Comment 7th July 2010

 

Over past few decades I believe this country has seen the gradual erosion of freedom for Christians to practice and represent their faith, as the recent BBC documentary “Are Christians Being Persecuted?” uncovered (http://www.youtube.com/watch?v=Tp2eHo_szc8). Instances such as when an airline hostess was challenged because she refused to remove a cross around her neck, a nurse suspended because she offered to pray with someone and a registrar asked to choose between her job and carrying out a ceremony for a civil partnership as well reveal that the freedom of some to practice what they believe to be true is being limited.

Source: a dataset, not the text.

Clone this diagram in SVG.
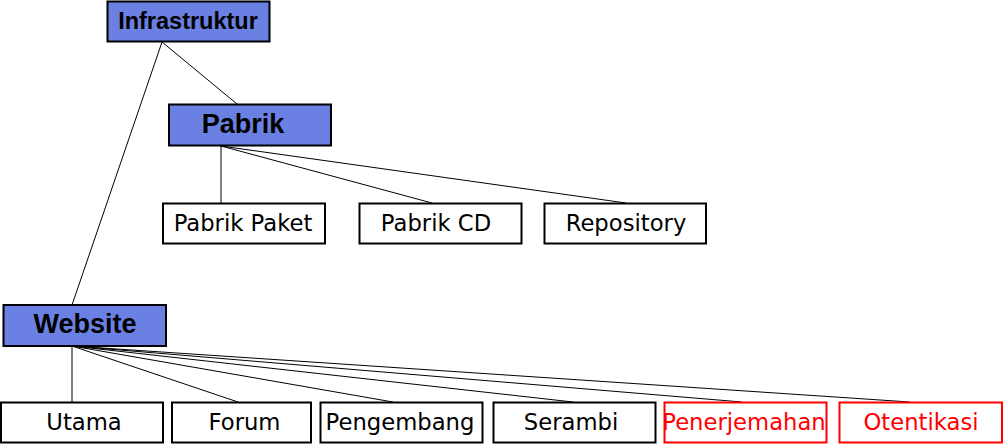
<svg xmlns="http://www.w3.org/2000/svg" width="1003" height="444" viewBox="0 0 1003 444">
<style>
.hub{fill:#6b80e3;stroke:#000;stroke-width:2}
.leaf{fill:#fff;stroke:#000;stroke-width:2}
.red{fill:#fff;stroke:#ff0000;stroke-width:2}
.bt{font-family:"Liberation Sans",Arial,sans-serif;font-weight:bold;fill:#000;text-anchor:middle}
.lt{font-family:"DejaVu Sans",Verdana,sans-serif;font-size:22.7px;fill:#000;text-anchor:middle}
.rt{fill:#ff0000}
.conn line{stroke:#000;stroke-width:1}
</style>
<rect width="1003" height="444" fill="#fff"/>
<g class="conn" id="connectors">
<line x1="162" y1="42" x2="237" y2="104"/>
<line x1="162" y1="42" x2="72" y2="305"/>
<line x1="221" y1="146" x2="221" y2="203"/>
<line x1="221" y1="146" x2="432" y2="203"/>
<line x1="221" y1="146" x2="626" y2="203"/>
<line x1="72" y1="346" x2="72" y2="402"/>
<line x1="72" y1="346" x2="238" y2="402"/>
<line x1="72" y1="346" x2="393" y2="402"/>
<line x1="72" y1="346" x2="573" y2="402"/>
<line x1="72" y1="346" x2="742" y2="402"/>
<line x1="72" y1="346" x2="910" y2="402"/>
</g>
<g id="infrastruktur"><rect class="hub" x="107.5" y="1.5" width="162" height="40"/><text class="bt" x="188" y="29" font-size="23.5">Infrastruktur</text></g>
<g id="pabrik"><rect class="hub" x="169" y="104.5" width="162" height="41"/><text class="bt" x="243" y="133" font-size="27">Pabrik</text></g>
<g id="website"><rect class="hub" x="3.5" y="305" width="162.5" height="41"/><text class="bt" x="85" y="333" font-size="27">Website</text></g>
<g id="pabrik-paket"><rect class="leaf" x="163" y="203.5" width="162" height="40"/><text class="lt" x="243" y="231">Pabrik Paket</text></g>
<g id="pabrik-cd"><rect class="leaf" x="359.5" y="203.5" width="162" height="40"/><text class="lt" x="436" y="231">Pabrik CD</text></g>
<g id="repository"><rect class="leaf" x="544.5" y="203.5" width="161.5" height="40"/><text class="lt" x="626" y="231">Repository</text></g>
<g id="utama"><rect class="leaf" x="1" y="402.5" width="162" height="40"/><text class="lt" x="84" y="430">Utama</text></g>
<g id="forum"><rect class="leaf" x="172" y="402.5" width="139" height="40"/><text class="lt" x="244.5" y="430">Forum</text></g>
<g id="pengembang"><rect class="leaf" x="320.5" y="402.5" width="162" height="40"/><text class="lt" x="400" y="430">Pengembang</text></g>
<g id="serambi"><rect class="leaf" x="493.5" y="402.5" width="162" height="40"/><text class="lt" x="571" y="430">Serambi</text></g>
<g id="penerjemahan"><rect class="red" x="664.5" y="402.5" width="162" height="40"/><text class="lt rt" x="744" y="430">Penerjemahan</text></g>
<g id="otentikasi"><rect class="red" x="839.5" y="402.5" width="162.5" height="40"/><text class="lt rt" x="921" y="430">Otentikasi</text></g>
</svg>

I support freedom for all and in doing so I uphold that everyone should be granted the same level of freedom. To advocate civil partnerships as a means of expanding peoples’ freedom (as true as that may be) and then to punish those who simply, out of conscience, don’t feel they can be party to the partnership and so request that they may be absolved from their responsibility of carrying it out, as happened in July 2008 http://www.timesonline.co.uk/tol/comment/faith/article3972735.ece, strikes me as a contradiction. If people are free to practice what they want, surely people should also be free to disagree with those practices and be allowed to respectfully and peacefully opt out of any part of professional or civil duty that contradicts conscience with impunity.

I by no means seek to encourage any form of prejudice, but think that laws designed to advance equality should hold the interests of everyone at heart and grant people the freedom to disagree with an act as well as partake in it!

Why does this matter?

Freedom of conscience should not be curtailed in the interests of “equality.”